Cigar boxes and syrup pails had many uses

Ellen Campbell
Central City, Neb.

Someone recently sent a suggestion to a hint column about using cigar boxes for so many things and that they were free for the asking at cigar stores. I didn’t know they were even being made anymore. Actually I haven’t thought at all about how cigars are packaged, but it wouldn’t surprise me to find them in bubble packs. Everything else is.

We did use a lot of cigar boxes back in my childhood. Since my dad didn’t smoke cigars, I’m not sure where ours came from but they always seemed to be available. My first remembrance is of crayons kept in them after the original cardboard package gave out. They were also used at school for storing pencils, scissors, first-aid supplies and other stuff. I believe they served as jewelry boxes for some girls.

When Margaret and I started our first sewing project in 4-H we were supposed to get sewing boxes for our supplies. I think a few of the girls in the club had fancy baskets, but under Mom’s direction we made ours from cigar boxes. We covered our boxes in a light green cloth, and I can still picture them. They were nice looking and large enough to store our scissors, measuring tapes and other necessities. Our very first sewing projects were making felt needle cases and whatever kind of pincushions we wanted for our boxes.

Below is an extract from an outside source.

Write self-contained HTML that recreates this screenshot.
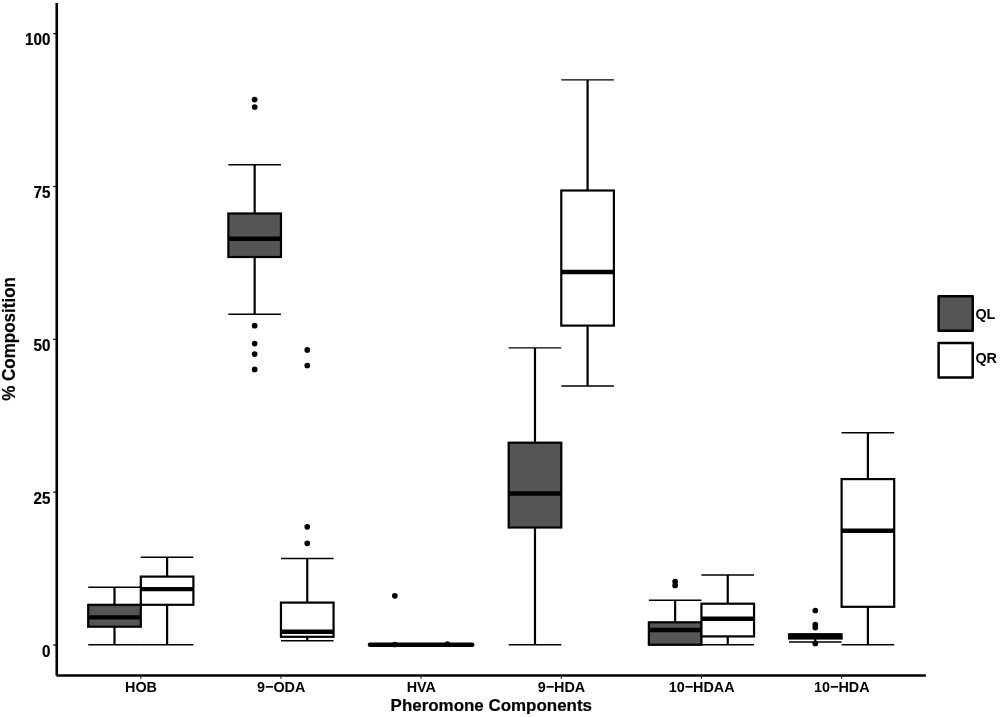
<!DOCTYPE html>
<html lang="en"><head><meta charset="utf-8"><title>Pheromone Components boxplot</title>
<style>
html,body{margin:0;padding:0;background:#fff;}
svg{display:block;}
text{font-family:"Liberation Sans",Arial,Helvetica,sans-serif;font-weight:bold;fill:#000;}
</style></head><body>
<svg width="1000" height="717" viewBox="0 0 1000 717">
<rect width="1000" height="717" fill="#fff"/>
<g>
<path d="M88.20 587.30H140.80M88.20 644.70H140.80" stroke="#000" stroke-width="1.4" fill="none"/>
<path d="M114.50 587.30V604.80M114.50 626.70V644.70" stroke="#000" stroke-width="2.2" fill="none"/>
<rect x="88.20" y="604.80" width="52.60" height="21.90" fill="#555555" stroke="#000" stroke-width="2.2"/>
<path d="M88.20 617.40H140.80" stroke="#000" stroke-width="4.4" fill="none"/>
<path d="M140.80 557.20H193.40M140.80 644.70H193.40" stroke="#000" stroke-width="1.4" fill="none"/>
<path d="M167.10 557.20V576.60M167.10 604.80V644.70" stroke="#000" stroke-width="2.2" fill="none"/>
<rect x="140.80" y="576.60" width="52.60" height="28.20" fill="#fff" stroke="#000" stroke-width="2.2"/>
<path d="M140.80 589.10H193.40" stroke="#000" stroke-width="4.4" fill="none"/>
<path d="M228.36 164.80H280.96M228.36 314.20H280.96" stroke="#000" stroke-width="1.4" fill="none"/>
<path d="M254.66 164.80V213.50M254.66 257.00V314.20" stroke="#000" stroke-width="2.2" fill="none"/>
<rect x="228.36" y="213.50" width="52.60" height="43.50" fill="#555555" stroke="#000" stroke-width="2.2"/>
<path d="M228.36 238.80H280.96" stroke="#000" stroke-width="4.4" fill="none"/>
<circle cx="254.66" cy="99.60" r="2.85" fill="#000"/>
<circle cx="254.66" cy="107.00" r="2.85" fill="#000"/>
<circle cx="254.66" cy="325.70" r="2.85" fill="#000"/>
<circle cx="254.66" cy="343.60" r="2.85" fill="#000"/>
<circle cx="254.66" cy="354.10" r="2.85" fill="#000"/>
<circle cx="254.66" cy="369.40" r="2.85" fill="#000"/>
<path d="M280.96 558.50H333.56M280.96 640.80H333.56" stroke="#000" stroke-width="1.4" fill="none"/>
<path d="M307.26 558.50V602.60M307.26 636.80V640.80" stroke="#000" stroke-width="2.2" fill="none"/>
<rect x="280.96" y="602.60" width="52.60" height="34.20" fill="#fff" stroke="#000" stroke-width="2.2"/>
<path d="M280.96 631.70H333.56" stroke="#000" stroke-width="4.4" fill="none"/>
<circle cx="307.26" cy="349.90" r="2.85" fill="#000"/>
<circle cx="307.26" cy="365.50" r="2.85" fill="#000"/>
<circle cx="307.26" cy="526.80" r="2.85" fill="#000"/>
<circle cx="307.26" cy="543.30" r="2.85" fill="#000"/>
<path d="M370.02 644.7H472.22" stroke="#000" stroke-width="4.6" stroke-linecap="round" fill="none"/>
<circle cx="394.82" cy="595.8" r="2.85" fill="#000"/>
<circle cx="394.82" cy="644.5" r="2.85" fill="#000"/>
<circle cx="447.42" cy="644.0" r="2.7" fill="#000"/>
<path d="M508.68 347.90H561.28M508.68 644.70H561.28" stroke="#000" stroke-width="1.4" fill="none"/>
<path d="M534.98 347.90V442.70M534.98 527.50V644.70" stroke="#000" stroke-width="2.2" fill="none"/>
<rect x="508.68" y="442.70" width="52.60" height="84.80" fill="#555555" stroke="#000" stroke-width="2.2"/>
<path d="M508.68 493.50H561.28" stroke="#000" stroke-width="4.4" fill="none"/>
<path d="M561.28 79.90H613.88M561.28 386.00H613.88" stroke="#000" stroke-width="1.4" fill="none"/>
<path d="M587.58 79.90V190.50M587.58 325.60V386.00" stroke="#000" stroke-width="2.2" fill="none"/>
<rect x="561.28" y="190.50" width="52.60" height="135.10" fill="#fff" stroke="#000" stroke-width="2.2"/>
<path d="M561.28 272.00H613.88" stroke="#000" stroke-width="4.4" fill="none"/>
<path d="M648.84 600.30H701.44M648.84 644.70H701.44" stroke="#000" stroke-width="1.4" fill="none"/>
<path d="M675.14 600.30V622.30M675.14 644.70V644.70" stroke="#000" stroke-width="2.2" fill="none"/>
<rect x="648.84" y="622.30" width="52.60" height="22.40" fill="#555555" stroke="#000" stroke-width="2.2"/>
<path d="M648.84 630.00H701.44" stroke="#000" stroke-width="4.4" fill="none"/>
<circle cx="675.14" cy="581.70" r="2.85" fill="#000"/>
<circle cx="675.14" cy="585.50" r="2.85" fill="#000"/>
<path d="M701.44 575.00H754.04M701.44 644.70H754.04" stroke="#000" stroke-width="1.4" fill="none"/>
<path d="M727.74 575.00V603.70M727.74 636.40V644.70" stroke="#000" stroke-width="2.2" fill="none"/>
<rect x="701.44" y="603.70" width="52.60" height="32.70" fill="#fff" stroke="#000" stroke-width="2.2"/>
<path d="M701.44 618.80H754.04" stroke="#000" stroke-width="4.4" fill="none"/>
<path d="M789.00 634.00H841.60M789.00 642.00H841.60" stroke="#000" stroke-width="1.4" fill="none"/>
<path d="M815.30 634.00V634.50M815.30 638.50V642.00" stroke="#000" stroke-width="2.2" fill="none"/>
<rect x="789.00" y="634.50" width="52.60" height="4.00" fill="#555555" stroke="#000" stroke-width="2.2"/>
<path d="M789.00 636.30H841.60" stroke="#000" stroke-width="4.4" fill="none"/>
<circle cx="815.30" cy="610.50" r="2.85" fill="#000"/>
<circle cx="815.30" cy="624.50" r="2.85" fill="#000"/>
<circle cx="815.30" cy="627.60" r="2.85" fill="#000"/>
<circle cx="815.30" cy="643.50" r="2.85" fill="#000"/>
<path d="M841.60 432.80H894.20M841.60 644.70H894.20" stroke="#000" stroke-width="1.4" fill="none"/>
<path d="M867.90 432.80V479.10M867.90 606.80V644.70" stroke="#000" stroke-width="2.2" fill="none"/>
<rect x="841.60" y="479.10" width="52.60" height="127.70" fill="#fff" stroke="#000" stroke-width="2.2"/>
<path d="M841.60 530.70H894.20" stroke="#000" stroke-width="4.4" fill="none"/>
</g>
<g>
<path d="M56.75 3.1V675.6" stroke="#000" stroke-width="2.6" fill="none"/>
<path d="M56.4 675.45H925.8" stroke="#000" stroke-width="2.65" fill="none"/>
<path d="M53.2 645.00H56" stroke="#111" stroke-width="1.3"/>
<path d="M53.2 492.18H56" stroke="#111" stroke-width="1.3"/>
<path d="M53.2 339.35H56" stroke="#111" stroke-width="1.3"/>
<path d="M53.2 186.53H56" stroke="#111" stroke-width="1.3"/>
<path d="M53.2 33.70H56" stroke="#111" stroke-width="1.3"/>
<path d="M140.80 676V678.8" stroke="#222" stroke-width="1.1"/>
<path d="M280.96 676V678.8" stroke="#222" stroke-width="1.1"/>
<path d="M421.12 676V678.8" stroke="#222" stroke-width="1.1"/>
<path d="M561.28 676V678.8" stroke="#222" stroke-width="1.1"/>
<path d="M701.44 676V678.8" stroke="#222" stroke-width="1.1"/>
<path d="M841.60 676V678.8" stroke="#222" stroke-width="1.1"/>
</g>
<g>
<text transform="translate(50.40 656.50) scale(1 1.05)" text-anchor="end" font-size="15.2" stroke="#000" stroke-width="0.2">0</text>
<text transform="translate(50.40 503.68) scale(1 1.05)" text-anchor="end" font-size="15.2" stroke="#000" stroke-width="0.2">25</text>
<text transform="translate(50.40 350.85) scale(1 1.05)" text-anchor="end" font-size="15.2" stroke="#000" stroke-width="0.2">50</text>
<text transform="translate(50.40 198.03) scale(1 1.05)" text-anchor="end" font-size="15.2" stroke="#000" stroke-width="0.2">75</text>
<text transform="translate(50.40 45.20) scale(1 1.05)" text-anchor="end" font-size="15.2" stroke="#000" stroke-width="0.2">100</text>
<text transform="translate(141.00 692.20) scale(1 1.075)" text-anchor="middle" font-size="14.4">HOB</text>
<text transform="translate(281.16 692.20) scale(1 1.075)" text-anchor="middle" font-size="14.4">9−ODA</text>
<text transform="translate(421.32 692.20) scale(1 1.075)" text-anchor="middle" font-size="14.4">HVA</text>
<text transform="translate(561.48 692.20) scale(1 1.075)" text-anchor="middle" font-size="14.4">9−HDA</text>
<text transform="translate(701.64 692.20) scale(1 1.075)" text-anchor="middle" font-size="14.4">10−HDAA</text>
<text transform="translate(841.80 692.20) scale(1 1.075)" text-anchor="middle" font-size="14.4">10−HDA</text>
<text transform="translate(491.30 710.60) scale(1 1.02)" text-anchor="middle" font-size="16.95" stroke="#000" stroke-width="0.2">Pheromone Components</text>
<text transform="translate(15.30 338.90) rotate(-90) scale(1 1.03)" text-anchor="middle" font-size="17" stroke="#000" stroke-width="0.2">% Composition</text>
</g>
<g>
<rect x="938.6" y="296.25" width="34.1" height="34.5" fill="#555555" stroke="#000" stroke-width="2.5" stroke-linejoin="round"/>
<rect x="938.6" y="343.1" width="34.1" height="34.4" fill="#fff" stroke="#000" stroke-width="2.5" stroke-linejoin="round"/>
<text transform="translate(975.40 318.90) scale(1 1.075)" text-anchor="start" font-size="14.4">QL</text>
<text transform="translate(975.40 363.20) scale(1 1.075)" text-anchor="start" font-size="14.4">QR</text>
</g>
</svg>
</body></html>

Going through my mother’s possessions after her death, I came across a cigar box with small rocks gathered from trips to the mountains, another with sea shells, and one with old card decks. There were the Old Maid cards, battered from kids turning down the corners of the Old Maid to identify her, along with partial pitch and pinochle decks.

There was one cigar box in remarkably good shape which I now have upstairs filled with small family mementos including the monogrammed pocket handkerchief of my great-grandfather who fought in the Civil War.

Syrup pails were prominent in usage too, back in the olden days. I think they were all Karo Syrup. I don’t remember any other brand making those tin buckets. Log Cabin Syrup made theirs in the shape of a log cabin, and I’ll bet those are really in demand now among collectors. There were too many Karo buckets for them to ever become rare.

Many a country school child carried lunch to school in one of those buckets. The lucky kids had the gallon size, but most used the smaller ones that resulted in crushed sandwiches and everything smelling of orange peel.

Guess what. I found some of those little buckets in my mother’s things too. One was really old, and I had a hard time prying the lid off. What I found inside were some little wool baby stockings and a fur collar for a child’s coat, probably stored in there to prevent moth damage. Another bucket was full of marbles. I cleaned those up and took them to one of those dealers who come around from time to time asking for old coins, jewelry and marbles. Unfortunately all of the marbles from my can were common with no value. Another bucket from Mom’s house was filled with buttons. Some of those were very nice, but most were ordinary ones cut from shirts and winter underwear. Everything was saved in those days.

I believe if those antique hunters on TV (The Pickers) had come to my mother’s basement they would have found plenty to take away with them. My sisters and I divided many of Mom’s things, we sold some, and now I have the rest in my upstairs or basement.